Chocolate: A Guilty Pleasure that Seduces the Brain
Legend has it that the cacao tree was the most beautiful tree in the paradise of the Aztecs, and that it would grow naturally in shady, tropical forests more than 4,000 years ago. Today, chocolate continues to be “the food of the gods,” a velvety pleasure that seduces all of the senses.
It must be said that chocol’ha, the chocolate beverage consumed by the Mayans, was very bitter. Such a gift for the taste buds was only available to nobles and kings. They believed it was an offering from nature that provided energy, longevity, and health. However, some of these qualities disappeared the second it arrived in Spain, where chocol’ha was adapted to the European palate by adding, of course, sugar.
Chocolate was a gift offered by the gods to the Amazon and the Orinoco river. It’s a captivating pleasure that has seduced thousands of generations, and people love to enjoy it for many different reasons.
Chocolate is a pleasure for the brain, no doubt about it, but contrary to popular belief, it’s not a cure for sadness. According to a study done by the University of Minnesota, eating food, comfort or otherwise, had no effect on improving mood compared to the passage of time alone. However, chocolate achieves many other effects, which we reveal below.
Chocolate, a captivating fragrance
For most people, the attraction to chocolate is rooted in the emotional foundation of the brain. So much so that experts in neuromarketing recommend that businesses take advantage of the smell of chocolate in their establishments.
- A team of psychologists at the University of Hasselt in Belgium demonstrated that simply spraying a mild chocolate scent every half hour in a bookstore increased sales by 20%.
- Stores tend to saturate their customers’ visual and auditory senses, to the point where these strategies aren’t working anymore. Today, the smell of chocolate is more effective.
- Luxury boutiques have been filling their stores with candles that smell like chocolate for years. This creates such a subtly seductive and intoxicating atmosphere that their customers spend more time in the store, and their sales improve considerably.
Notice how effective the “courtship” of smell is for seducing clients. The reason behind this is both simple and fascinating: the olfactory pathway and the neural networks that govern our emotions are connected. The smell of chocolate is one of the most powerful triggers in the emotional world.
Chocolate seduces the emotional brain
Chocolate doesn’t cure depression, and it won’t help you live longer, but there are many other benefits. If you really want to enjoy the natural benefits of chocolate – including its flavonoids, its vitamins, and its natural compounds that act as precursors to serotonin – it’s always better to opt for dark chocolate, which is purer and has less sugar.
If chocolate is captivating to you for some reason beyond its exquisite taste, it’s because it turns on a special switch: the one for emotions. The brain likes to reminisce on the good times of the past, and interestingly, many of the happy moments stored in our memories include the following:
- The chocolate treat that your grandmother used to make.

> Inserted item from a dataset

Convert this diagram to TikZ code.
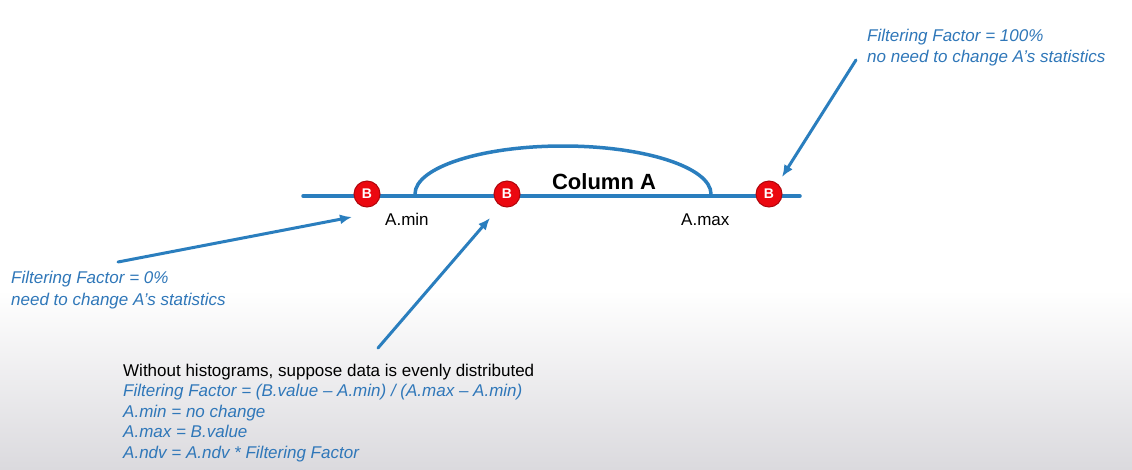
\documentclass[tikz,border=0pt]{standalone}
\usepackage{fontspec}
\setmainfont{Liberation Sans}
\usetikzlibrary{arrows.meta}

\begin{document}
\begin{tikzpicture}[x=1pt,y=-1pt,line cap=round]
  % Colors
  \definecolor{linecolor}{RGB}{42,126,190}
  \definecolor{notecolor}{RGB}{47,119,185}
  \definecolor{ballcolor}{RGB}{235,8,16}
  \definecolor{floorcolor}{RGB}{219,218,222}

  % Styles
  \tikzstyle{axis line}=[linecolor,line width=3.5pt]
  \tikzstyle{pointer}=[linecolor,line width=3pt,-{Latex[length=12pt,width=10pt]}]
  \tikzstyle{ball}=[circle,fill=ballcolor,draw=ballcolor!75!black,line width=1pt,
    minimum size=26pt,inner sep=0pt,text=white,font=\fontsize{14}{14}\selectfont\bfseries]
  \tikzstyle{note}=[notecolor,font=\fontsize{17}{20.5}\selectfont\itshape,align=left,inner sep=0pt]
  \tikzstyle{bound label}=[font=\fontsize{17}{17}\selectfont,inner sep=0pt,anchor=base west]

  % Background
  \useasboundingbox (0,0) rectangle (1132,469);
  \fill[white] (0,0) rectangle (1132,469);
  \shade[top color=white,bottom color=floorcolor] (0,290) rectangle (1132,469);

  % The graphic
  \draw[style=axis line] (303,196) -- (800,196);
  \draw[style=axis line] (415,194) arc [x radius=148, y radius=48, start angle=180, end angle=360];

  \node[font=\fontsize{22}{22}\selectfont\bfseries,anchor=base] (col) at (604,189) {Column A};
  \node[style=bound label] (amin) at (385,225) {A.min};
  \node[style=bound label] (amax) at (681,225) {A.max};

  \node[style=ball] (bmin) at (367,194) {B};
  \node[style=ball] (bmid) at (507,194) {B};
  \node[style=ball] (bmax) at (769,194) {B};

  % Notes (base = last line)
  \node[style=note,anchor=base west,font=\fontsize{17}{21}\selectfont\itshape] (hundred) at (867,62)
    {Filtering Factor = 100\%\\no need to change A’s statistics};
  \node[style=note,anchor=base west,font=\fontsize{17}{22}\selectfont\itshape] (zero) at (11,305)
    {Filtering Factor = 0\%\\need to change A’s statistics};
  \node[style=note,anchor=base west] (middle) at (123,458)
    {{\upshape\color{black}Without histograms, suppose data is evenly distributed}\\
     Filtering Factor = (B.value – A.min) / (A.max – A.min)\\
     A.min = no change\\
     A.max = B.value\\
     A.ndv = A.ndv * Filtering Factor};

  % Pointers
  \coordinate (zero tail) at (118,262);
  \coordinate (zero tip) at (352,217);
  \coordinate (middle tail) at (378,348);
  \coordinate (middle tip) at (490,218);
  \coordinate (hundred tail) at (856,60);
  \coordinate (hundred tip) at (782,177);

  \draw[style=pointer] (zero tail) -- (zero tip);
  \draw[style=pointer] (middle tail) -- (middle tip);
  \draw[style=pointer] (hundred tail) -- (hundred tip);
\end{tikzpicture}
\end{document}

- The chocolate snack that you used to eat after school.
- A chocolate birthday cake or anniversary cake.
- Drinking hot chocolate with your partner on a rainy afternoon.
- Summer afternoons on the beach eating chocolate ice cream that melted in your mouth.
- A box of chocolates, strawberries, and a special night…
Chocolate is the guest of honor in the most cherished and intimate moments of our lives. That’s why even the most selective mouths water upon remembering or imagining how it tastes. This is partly due to the stream of endorphins that gratify the brain’s reward system, and partly due to the association between such happy moments and chocolate’s comforting taste.
Chocolate itself is not made up of nutrients that can cure sadness. It’s more like a powerful, infallible, and evocative mediator between positive emotions and our deepest desires.
It’s impossible to resist this “food of the gods,” which has been growing for as long as we can remember in the sacred heart of the Mayan and Aztec lands.